The formula is: length × width × thickness (in metres) = cubic metres. A 4 × 3 m shed base at 100 mm thick = 4 × 3 × 0.1 = 1.2 m³ of concrete. We add a 10% wastage margin on top — uneven ground, spillage and mixing variations all consume more than the theoretical volume.

For bags, we use the AU industry standard of 108 × 20 kg bags per cubic metre (based on Boral and Cement Australia product data). For ready-mix, the volume in m³ goes direct to your concrete supplier — they quote and deliver by the cubic metre.

Standard AU slab thicknesses

  • 100 mm — garden paths, patio slabs, shed floors and workshop floors. The most common DIY slab thickness in Australia.
  • 125 mm — residential driveways. Extra thickness handles vehicle loads without cracking.
  • 150 mm — garage floors, heavier driveways. Standard for single and double garages where vehicles are parked regularly.
  • 200 mm — footings for pergolas, decks, and structural posts. Also used for commercial slabs and slabs over poor or fill ground.

Bags vs ready-mix — which is right for your job?

The decision comes down to volume and convenience:

  • Under 0.3 m³ (roughly 32 bags): bags from Bunnings. Mix in a wheelbarrow or hire a small electric mixer. Manageable for one person.
  • 0.3 – 1.0 m³ (32–108 bags): bags are still feasible but hard work. A half-day job for two people. Consider a concrete mixer hire (~$80/day) to speed things up.
  • Over 1.0 m³: order ready-mix. A concrete truck delivers pre-mixed concrete — you just pour and screed. Much less labour, consistent quality. Ready-mix in AU costs approximately $280–$350 per m³ delivered (2026). Note: most suppliers have a minimum order of 0.5–1.0 m³, and loads under 3 m³ attract a short-load fee of $50–100.
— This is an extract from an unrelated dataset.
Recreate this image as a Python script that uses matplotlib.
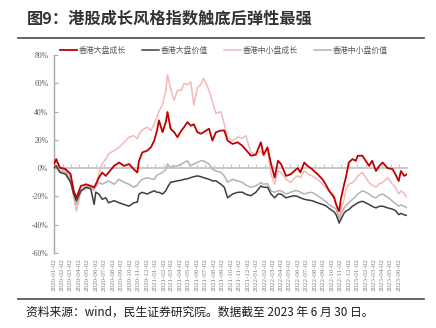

For a typical 6 × 4 m shed base at 100 mm, you're looking at 2.64 m³ — firmly in ready-mix territory. Budget approximately $800–$950 for the concrete alone, plus pump hire ($150–300) if the truck can't reach the pour location.

Reinforcement — do you need it?

Most residential slabs in Australia use SL62 or SL72 reinforcing mesh placed in the middle third of the slab (typically 50 mm up from the bottom). Mesh is particularly important for:

  • Driveways and garage floors (vehicle loads)
  • Slabs over fill or disturbed ground
  • Slabs over 4 m in any direction (control cracking)
  • Areas with reactive (clay) soils — common in SE Queensland

Garden paths and small patios on stable ground can often skip mesh, but it's cheap insurance (SL62 mesh is around $40–$60 per sheet at Bunnings) so most builders include it regardless.

Curing — don't rush it

Concrete reaches workable strength in 24–48 hours (foot traffic), usable strength in 7 days (drive on it), and full design strength at 28 days. Keep it damp for the first 7 days — wet it down once or twice a day or cover with plastic sheeting. In hot QLD conditions especially, concrete dries too fast and loses strength. Curing properly is as important as the pour itself.